The exercise:
Leaving the pictures aside, transcribe every line below exactly.

+ + + +

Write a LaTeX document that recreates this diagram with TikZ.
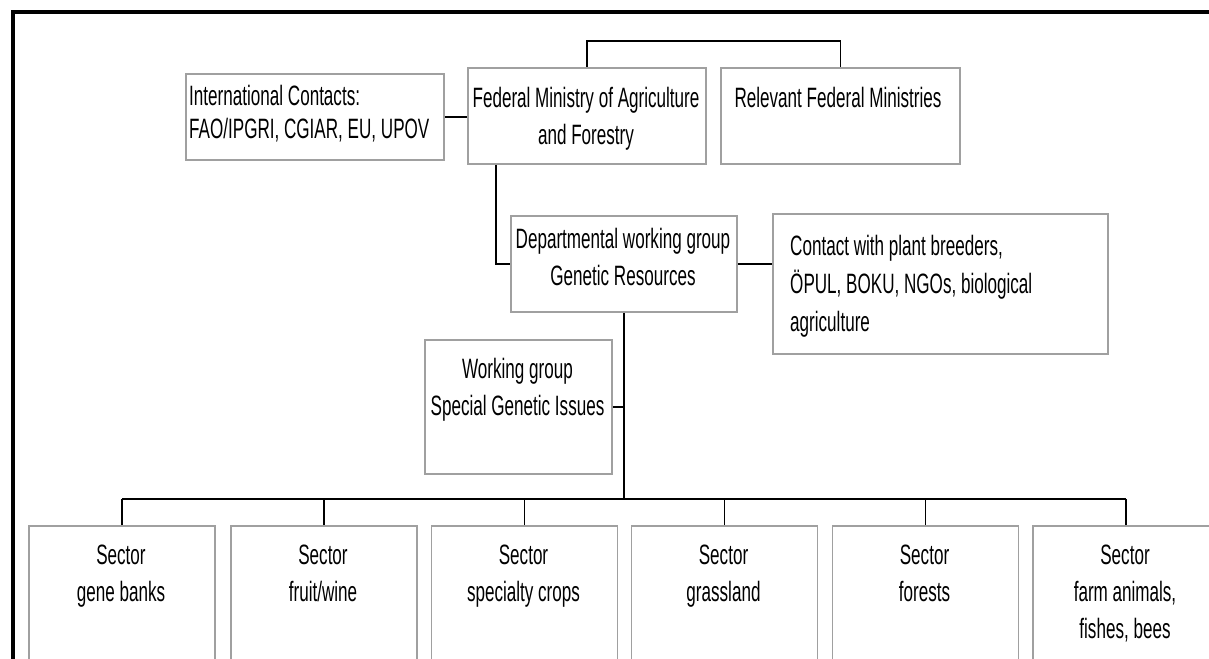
\documentclass[tikz,border=0pt]{standalone}
\usepackage{fontspec}
\setmainfont{Liberation Sans}[FakeStretch=0.61]
\definecolor{boxgray}{RGB}{160,160,160}
\begin{document}
\begin{tikzpicture}[x=1pt,y=-1pt,
  box/.style={draw=boxgray,line width=1.8pt,inner sep=0pt,anchor=north west},
  conn/.style={draw=black,line width=1.6pt},
  lbl/.style={inner sep=0pt,font=\fontsize{28}{37}\selectfont,align=center,anchor=base},
  lbll/.style={inner sep=0pt,font=\fontsize{28}{38}\selectfont,align=left,anchor=base west},
  sector/.style={box,minimum width=186pt,minimum height=200pt}]
\useasboundingbox (0,0) rectangle (1209,658);
\clip (0,0) rectangle (1209,658);
\fill[white] (0,0) rectangle (1209,658);
\draw[line width=4pt] (12.5,700) -- (12.5,12.5) -- (1260,12.5);
% boxes
\node[box,minimum width=258pt,minimum height=86pt] (intl) at (185,73) {};
\node[box,minimum width=238pt,minimum height=96pt] (fed) at (467,67) {};
\node[box,minimum width=239pt,minimum height=96pt] (rel) at (720,67) {};
\node[box,minimum width=226pt,minimum height=96pt] (dept) at (510,215) {};
\node[box,minimum width=335pt,minimum height=140pt] (cont) at (772,213) {};
\node[box,minimum width=187pt,minimum height=134pt] (wg) at (424,339) {};
\node[sector] (s1) at (28,525) {};
\node[sector] (s2) at (230,525) {};
\node[sector] (s3) at (430.5,525) {};
\node[sector] (s4) at (630.5,525) {};
\node[sector] (s5) at (831.5,525) {};
\node[sector] (s6) at (1032,525) {};
% texts (anchor = baseline of the last line)
\node[lbll,font=\fontsize{28}{33}\selectfont] (tintl) at (189,139) {International Contacts:\\FAO/IPGRI, CGIAR, EU, UPOV};
\node[lbl] (tfed) at (586,144) {Federal Ministry of Agriculture\\and Forestry};
\node[lbl] (trel) at (838,107) {Relevant Federal Ministries};
\node[lbl] (tdept) at (623,285) {Departmental working group\\Genetic Resources};
\node[lbll] (tcont) at (790,331) {Contact with plant breeders,\\ÖPUL, BOKU, NGOs, biological\\agriculture};
\node[lbl] (twg) at (517.5,415) {Working group\\Special Genetic Issues};
\node[lbl] (ts1) at (121,601) {Sector\\gene banks};
\node[lbl] (ts2) at (323,601) {Sector\\fruit/wine};
\node[lbl] (ts3) at (523.5,601) {Sector\\specialty crops};
\node[lbl] (ts4) at (723.5,601) {Sector\\grassland};
\node[lbl] (ts5) at (924.5,601) {Sector\\forests};
\node[lbl] (ts6) at (1125,638) {Sector\\farm animals,\\fishes, bees};
% connectors
\coordinate (topbar) at (700,41);
\coordinate (bus) at (624,499);
\draw[conn] (intl.east) -- (intl.east -| fed.west);
\draw[conn] (fed.north) |- (rel.north |- topbar) -- (rel.north);
\draw[conn] ([xshift=29pt]fed.south west) |- (dept.west);
\draw[conn] (dept.east) -- (dept.east -| cont.west);
\draw[conn] (dept.south) -- (dept.south |- bus);
\draw[conn] (wg.east) -- (wg.east -| dept.south);
\draw[conn] (s1.north |- bus) -- (s6.north |- bus);
\foreach \s in {s1,s2,s3,s4,s5,s6} \draw[conn] (\s.north) -- (\s.north |- bus);
\end{tikzpicture}
\end{document}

+ + + +

Task response:
Write a LaTeX document that recreates this diagram with TikZ.
\documentclass[tikz,border=0pt]{standalone}
\usepackage{fontspec}
\setmainfont{Liberation Sans}[FakeStretch=0.61]
\definecolor{boxgray}{RGB}{160,160,160}
\begin{document}
\begin{tikzpicture}[x=1pt,y=-1pt,
  box/.style={draw=boxgray,line width=1.8pt,inner sep=0pt,anchor=north west},
  conn/.style={draw=black,line width=1.6pt},
  lbl/.style={inner sep=0pt,font=\fontsize{28}{37}\selectfont,align=center,anchor=base},
  lbll/.style={inner sep=0pt,font=\fontsize{28}{38}\selectfont,align=left,anchor=base west},
  sector/.style={box,minimum width=186pt,minimum height=200pt}]
\useasboundingbox (0,0) rectangle (1209,658);
\clip (0,0) rectangle (1209,658);
\fill[white] (0,0) rectangle (1209,658);
\draw[line width=4pt] (12.5,700) -- (12.5,12.5) -- (1260,12.5);
% boxes
\node[box,minimum width=258pt,minimum height=86pt] (intl) at (185,73) {};
\node[box,minimum width=238pt,minimum height=96pt] (fed) at (467,67) {};
\node[box,minimum width=239pt,minimum height=96pt] (rel) at (720,67) {};
\node[box,minimum width=226pt,minimum height=96pt] (dept) at (510,215) {};
\node[box,minimum width=335pt,minimum height=140pt] (cont) at (772,213) {};
\node[box,minimum width=187pt,minimum height=134pt] (wg) at (424,339) {};
\node[sector] (s1) at (28,525) {};
\node[sector] (s2) at (230,525) {};
\node[sector] (s3) at (430.5,525) {};
\node[sector] (s4) at (630.5,525) {};
\node[sector] (s5) at (831.5,525) {};
\node[sector] (s6) at (1032,525) {};
% texts (anchor = baseline of the last line)
\node[lbll,font=\fontsize{28}{33}\selectfont] (tintl) at (189,139) {International Contacts:\\FAO/IPGRI, CGIAR, EU, UPOV};
\node[lbl] (tfed) at (586,144) {Federal Ministry of Agriculture\\and Forestry};
\node[lbl] (trel) at (838,107) {Relevant Federal Ministries};
\node[lbl] (tdept) at (623,285) {Departmental working group\\Genetic Resources};
\node[lbll] (tcont) at (790,331) {Contact with plant breeders,\\ÖPUL, BOKU, NGOs, biological\\agriculture};
\node[lbl] (twg) at (517.5,415) {Working group\\Special Genetic Issues};
\node[lbl] (ts1) at (121,601) {Sector\\gene banks};
\node[lbl] (ts2) at (323,601) {Sector\\fruit/wine};
\node[lbl] (ts3) at (523.5,601) {Sector\\specialty crops};
\node[lbl] (ts4) at (723.5,601) {Sector\\grassland};
\node[lbl] (ts5) at (924.5,601) {Sector\\forests};
\node[lbl] (ts6) at (1125,638) {Sector\\farm animals,\\fishes, bees};
% connectors
\coordinate (topbar) at (700,41);
\coordinate (bus) at (624,499);
\draw[conn] (intl.east) -- (intl.east -| fed.west);
\draw[conn] (fed.north) |- (rel.north |- topbar) -- (rel.north);
\draw[conn] ([xshift=29pt]fed.south west) |- (dept.west);
\draw[conn] (dept.east) -- (dept.east -| cont.west);
\draw[conn] (dept.south) -- (dept.south |- bus);
\draw[conn] (wg.east) -- (wg.east -| dept.south);
\draw[conn] (s1.north |- bus) -- (s6.north |- bus);
\foreach \s in {s1,s2,s3,s4,s5,s6} \draw[conn] (\s.north) -- (\s.north |- bus);
\end{tikzpicture}
\end{document}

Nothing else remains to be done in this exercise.